Uma das maiores contradições de Salvador atende pelo nome de Praia da Preguiça. Apesar da fama sugerir descanso, o que se vê hoje é um dos trechos mais ativos da orla da capital baiana, reunindo práticas como canoagem, natação, boxe, capoeira, yoga e futevôlei, além de turismo náutico e forte impacto social.
A transformação ganhou força nos últimos cinco anos, especialmente durante a pandemia, quando a prática da canoagem se intensificou e passou a atrair moradores, atletas e turistas. O movimento esportivo impulsionou mudanças profundas na dinâmica da comunidade local, antes marcada pelo esvaziamento e pela marginalização.
“Essa praia sempre foi muito marginalizada. Ninguém descia aqui nem para tomar banho de mar”, lembra Caíque Andrade, morador da região e hoje instrutor de canoagem. Segundo ele, antes havia apenas duas traves improvisadas de futebol. “Foi o esporte que virou a chave. Hoje, muita gente vive daqui.”
O crescimento da canoagem atraiu outras modalidades e fomentou a economia local. Barraqueiros, ambulantes e moradores passaram a encontrar na praia uma fonte de renda constante. “Antes quase não tinha mesa nem cadeira. Hoje são vários ambulantes, aluguel de cadeiras e gente vendendo comida”, conta Caíque.

Praia da Preguiça vira polo esportivo, turístico e de geração de renda em Salvador
Esporte como ferramenta social
A presença do projeto Remo Sem Fronteiras, que atua com crianças, jovens e pessoas com deficiência, consolidou a praia como espaço de inclusão social. Muitos participantes iniciaram no projeto e hoje comandam seus próprios clubes de canoagem.
“Muitos jovens que começaram pequenos hoje têm sua própria canoa e seu próprio negócio”, afirma Caíque. “Isso muda destinos.”
A natação também ganhou espaço com a revitalização do local. O professor Josean Francisco, nascido e criado na Gamboa, destaca que a retomada do movimento trouxe segurança e integração comunitária. “Hoje temos alunos de outros bairros que vêm justamente por esse clima de convivência que voltou.”
Além das aulas, eventos esportivos geram trabalho para moradores, como pescadores locais, contratados para atuar como barcos de apoio durante os treinos.

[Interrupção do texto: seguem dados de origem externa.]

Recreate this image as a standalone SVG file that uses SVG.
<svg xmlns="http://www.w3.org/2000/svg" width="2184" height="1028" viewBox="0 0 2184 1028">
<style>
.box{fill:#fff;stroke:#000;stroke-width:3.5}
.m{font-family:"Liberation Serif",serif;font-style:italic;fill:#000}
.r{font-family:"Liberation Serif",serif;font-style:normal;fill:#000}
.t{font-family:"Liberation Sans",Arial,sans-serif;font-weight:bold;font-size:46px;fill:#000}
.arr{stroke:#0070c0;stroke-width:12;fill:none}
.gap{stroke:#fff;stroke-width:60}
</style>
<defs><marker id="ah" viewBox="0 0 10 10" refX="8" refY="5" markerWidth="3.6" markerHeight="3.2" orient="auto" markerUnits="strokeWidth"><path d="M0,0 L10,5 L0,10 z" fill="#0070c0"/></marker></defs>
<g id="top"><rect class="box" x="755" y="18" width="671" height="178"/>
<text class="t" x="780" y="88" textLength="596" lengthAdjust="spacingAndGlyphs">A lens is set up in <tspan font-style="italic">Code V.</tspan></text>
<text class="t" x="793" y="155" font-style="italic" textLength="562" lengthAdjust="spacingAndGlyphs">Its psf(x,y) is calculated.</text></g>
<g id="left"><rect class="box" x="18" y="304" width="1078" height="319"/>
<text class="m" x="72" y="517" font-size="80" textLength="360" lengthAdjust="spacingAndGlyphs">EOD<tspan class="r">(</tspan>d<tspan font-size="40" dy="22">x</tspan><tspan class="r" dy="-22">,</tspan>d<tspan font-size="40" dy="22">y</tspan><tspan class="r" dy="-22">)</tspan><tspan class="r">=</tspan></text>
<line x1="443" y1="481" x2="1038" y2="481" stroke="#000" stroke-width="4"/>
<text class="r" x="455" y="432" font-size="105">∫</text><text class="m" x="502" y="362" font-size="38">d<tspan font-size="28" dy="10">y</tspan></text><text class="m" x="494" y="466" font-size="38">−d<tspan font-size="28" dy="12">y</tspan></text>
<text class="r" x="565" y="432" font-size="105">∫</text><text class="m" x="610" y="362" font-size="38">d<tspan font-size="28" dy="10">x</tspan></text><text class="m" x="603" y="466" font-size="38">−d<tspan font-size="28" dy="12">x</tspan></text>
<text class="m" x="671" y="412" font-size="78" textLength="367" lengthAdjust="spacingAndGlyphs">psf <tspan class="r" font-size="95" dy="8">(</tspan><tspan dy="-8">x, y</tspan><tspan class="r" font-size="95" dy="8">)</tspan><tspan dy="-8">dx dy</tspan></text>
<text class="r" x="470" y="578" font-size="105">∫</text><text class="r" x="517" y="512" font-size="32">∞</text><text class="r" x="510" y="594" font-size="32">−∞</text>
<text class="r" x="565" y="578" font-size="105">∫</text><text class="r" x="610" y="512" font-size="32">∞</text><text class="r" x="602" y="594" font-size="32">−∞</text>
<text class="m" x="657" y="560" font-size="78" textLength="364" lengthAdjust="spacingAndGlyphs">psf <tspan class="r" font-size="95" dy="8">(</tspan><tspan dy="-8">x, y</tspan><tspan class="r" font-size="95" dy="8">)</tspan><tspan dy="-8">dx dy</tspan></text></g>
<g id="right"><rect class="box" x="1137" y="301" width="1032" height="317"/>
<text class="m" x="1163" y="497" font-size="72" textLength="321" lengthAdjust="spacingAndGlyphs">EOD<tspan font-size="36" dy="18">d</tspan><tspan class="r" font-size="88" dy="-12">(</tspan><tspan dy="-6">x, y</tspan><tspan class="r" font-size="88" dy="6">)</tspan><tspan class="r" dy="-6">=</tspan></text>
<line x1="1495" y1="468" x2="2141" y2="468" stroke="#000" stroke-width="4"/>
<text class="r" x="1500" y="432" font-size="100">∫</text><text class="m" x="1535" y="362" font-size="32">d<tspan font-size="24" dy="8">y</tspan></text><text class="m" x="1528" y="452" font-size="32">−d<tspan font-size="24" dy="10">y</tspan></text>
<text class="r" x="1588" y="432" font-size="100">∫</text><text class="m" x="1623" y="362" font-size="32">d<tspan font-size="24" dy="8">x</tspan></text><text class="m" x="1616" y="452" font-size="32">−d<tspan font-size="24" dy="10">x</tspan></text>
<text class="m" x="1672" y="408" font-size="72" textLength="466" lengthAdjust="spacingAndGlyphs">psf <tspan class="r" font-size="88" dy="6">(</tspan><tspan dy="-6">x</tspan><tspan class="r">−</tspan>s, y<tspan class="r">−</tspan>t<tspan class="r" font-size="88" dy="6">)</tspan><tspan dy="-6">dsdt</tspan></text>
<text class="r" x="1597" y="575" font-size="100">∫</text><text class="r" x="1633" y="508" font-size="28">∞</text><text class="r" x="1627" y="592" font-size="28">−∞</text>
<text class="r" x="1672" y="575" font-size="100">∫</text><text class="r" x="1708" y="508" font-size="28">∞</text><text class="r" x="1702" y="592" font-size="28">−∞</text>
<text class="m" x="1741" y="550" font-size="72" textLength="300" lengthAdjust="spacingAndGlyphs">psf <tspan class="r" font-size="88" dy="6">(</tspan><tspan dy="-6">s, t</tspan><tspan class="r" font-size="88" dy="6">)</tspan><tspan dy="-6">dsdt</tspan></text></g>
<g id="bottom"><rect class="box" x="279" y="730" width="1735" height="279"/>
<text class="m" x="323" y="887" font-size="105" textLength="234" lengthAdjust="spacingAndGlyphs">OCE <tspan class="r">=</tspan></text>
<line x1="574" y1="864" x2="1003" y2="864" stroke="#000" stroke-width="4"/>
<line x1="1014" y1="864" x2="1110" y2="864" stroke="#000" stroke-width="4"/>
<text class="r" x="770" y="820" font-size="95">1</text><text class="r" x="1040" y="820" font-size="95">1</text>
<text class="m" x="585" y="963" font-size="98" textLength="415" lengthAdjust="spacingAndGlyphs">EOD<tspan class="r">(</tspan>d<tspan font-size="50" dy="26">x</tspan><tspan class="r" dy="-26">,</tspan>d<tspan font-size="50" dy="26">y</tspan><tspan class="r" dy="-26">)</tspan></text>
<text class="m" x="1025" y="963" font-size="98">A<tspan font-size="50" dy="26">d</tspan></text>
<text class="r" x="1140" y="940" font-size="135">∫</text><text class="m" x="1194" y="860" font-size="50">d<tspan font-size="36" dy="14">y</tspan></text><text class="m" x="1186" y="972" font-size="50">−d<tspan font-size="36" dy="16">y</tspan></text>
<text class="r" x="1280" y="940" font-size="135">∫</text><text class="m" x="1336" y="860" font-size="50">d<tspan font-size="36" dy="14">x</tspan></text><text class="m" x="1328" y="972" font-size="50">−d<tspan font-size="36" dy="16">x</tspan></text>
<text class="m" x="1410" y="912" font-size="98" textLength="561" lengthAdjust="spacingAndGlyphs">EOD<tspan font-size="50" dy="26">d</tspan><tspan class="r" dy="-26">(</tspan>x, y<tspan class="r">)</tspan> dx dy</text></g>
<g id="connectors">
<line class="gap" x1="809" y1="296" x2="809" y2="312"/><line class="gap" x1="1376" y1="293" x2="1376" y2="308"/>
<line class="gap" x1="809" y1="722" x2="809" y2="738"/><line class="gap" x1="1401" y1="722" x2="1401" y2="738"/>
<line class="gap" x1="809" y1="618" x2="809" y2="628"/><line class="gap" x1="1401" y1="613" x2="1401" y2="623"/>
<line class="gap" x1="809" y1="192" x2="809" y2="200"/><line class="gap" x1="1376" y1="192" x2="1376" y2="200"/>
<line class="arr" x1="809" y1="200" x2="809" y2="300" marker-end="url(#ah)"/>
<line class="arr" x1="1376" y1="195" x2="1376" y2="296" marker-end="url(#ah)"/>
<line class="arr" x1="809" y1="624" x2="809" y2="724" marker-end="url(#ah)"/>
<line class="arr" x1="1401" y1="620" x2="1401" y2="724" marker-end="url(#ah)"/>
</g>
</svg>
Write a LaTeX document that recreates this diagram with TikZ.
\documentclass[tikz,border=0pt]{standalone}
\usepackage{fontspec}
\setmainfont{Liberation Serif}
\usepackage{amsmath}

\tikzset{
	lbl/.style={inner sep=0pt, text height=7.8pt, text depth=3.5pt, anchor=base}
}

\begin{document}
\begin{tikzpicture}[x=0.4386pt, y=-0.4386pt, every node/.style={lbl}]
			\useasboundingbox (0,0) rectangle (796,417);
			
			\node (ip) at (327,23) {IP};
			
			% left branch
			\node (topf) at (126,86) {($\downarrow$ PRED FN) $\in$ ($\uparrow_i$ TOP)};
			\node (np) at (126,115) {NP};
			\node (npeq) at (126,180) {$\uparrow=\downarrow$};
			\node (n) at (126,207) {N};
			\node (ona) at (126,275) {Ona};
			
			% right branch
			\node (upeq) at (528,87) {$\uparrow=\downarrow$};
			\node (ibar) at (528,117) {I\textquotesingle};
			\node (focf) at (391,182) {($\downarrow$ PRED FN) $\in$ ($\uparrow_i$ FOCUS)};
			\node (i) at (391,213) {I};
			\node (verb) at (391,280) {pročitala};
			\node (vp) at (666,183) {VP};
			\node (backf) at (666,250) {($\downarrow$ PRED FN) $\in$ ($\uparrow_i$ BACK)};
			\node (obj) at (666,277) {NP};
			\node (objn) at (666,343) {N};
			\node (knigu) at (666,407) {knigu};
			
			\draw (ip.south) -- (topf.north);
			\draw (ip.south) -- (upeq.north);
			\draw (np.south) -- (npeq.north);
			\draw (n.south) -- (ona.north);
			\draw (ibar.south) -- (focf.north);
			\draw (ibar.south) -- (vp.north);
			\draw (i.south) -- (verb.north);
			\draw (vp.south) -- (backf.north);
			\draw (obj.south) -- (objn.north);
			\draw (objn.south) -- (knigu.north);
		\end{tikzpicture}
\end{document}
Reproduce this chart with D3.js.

Praia da Preguiça vira polo esportivo, turístico e de geração de renda em Salvador
Economia aquecida
Mesmo quem não pratica esporte se beneficia da nova fase da praia. O ambulante Maurício Santos, por exemplo, passou a trabalhar exclusivamente na região. “Tudo que eu boto pra vender, vende”, diz. Um dos produtos mais procurados são capas impermeáveis para celular, usadas por quem pratica remo.
“Há cinco anos isso aqui era escuro, ninguém queria passar. Hoje tem turista que vem a Salvador querendo conhecer a Praia da Preguiça como quem quer ir ao Porto da Barra”, afirma.
Durante a semana, a praia é dominada por treinos esportivos. Aos sábados e domingos, o movimento começa ainda de madrugada, com remadores, e se intensifica ao longo da manhã com turistas, que pagam em média R$ 70 por passeios na Baía de Todos-os-Santos.

Praia da Preguiça vira polo esportivo, turístico e de geração de renda em Salvador
Boxe no mar e cenário privilegiado
Até o boxe ganhou uma versão inédita na Preguiça. O instrutor Carlos Caetano, pioneiro da modalidade em Salvador, levou os treinos para dentro do mar. “A água tem poder de cura. A pessoa sai dali renovada”, afirma.
Segundo especialistas, a praia reúne condições naturais ideais para esportes náuticos. Por estar dentro da Baía de Todos-os-Santos e protegida pelo chamado Alto de Salvador, a área sofre menos influência de ventos e ondas.
“A Praia da Preguiça é naturalmente abrigada, o que a torna muito favorável para atividades como canoagem e stand up paddle”, explica o geólogo e pesquisador da Ufba José Landim.
Hoje, cercada por cartões-postais como o Elevador Lacerda, o Mercado Modelo e o Forte de São Marcelo, a Praia da Preguiça se firmou como reduto esportivo, ponto turístico e exemplo de transformação comunitária. Apesar do nome, ali o que menos existe é preguiça.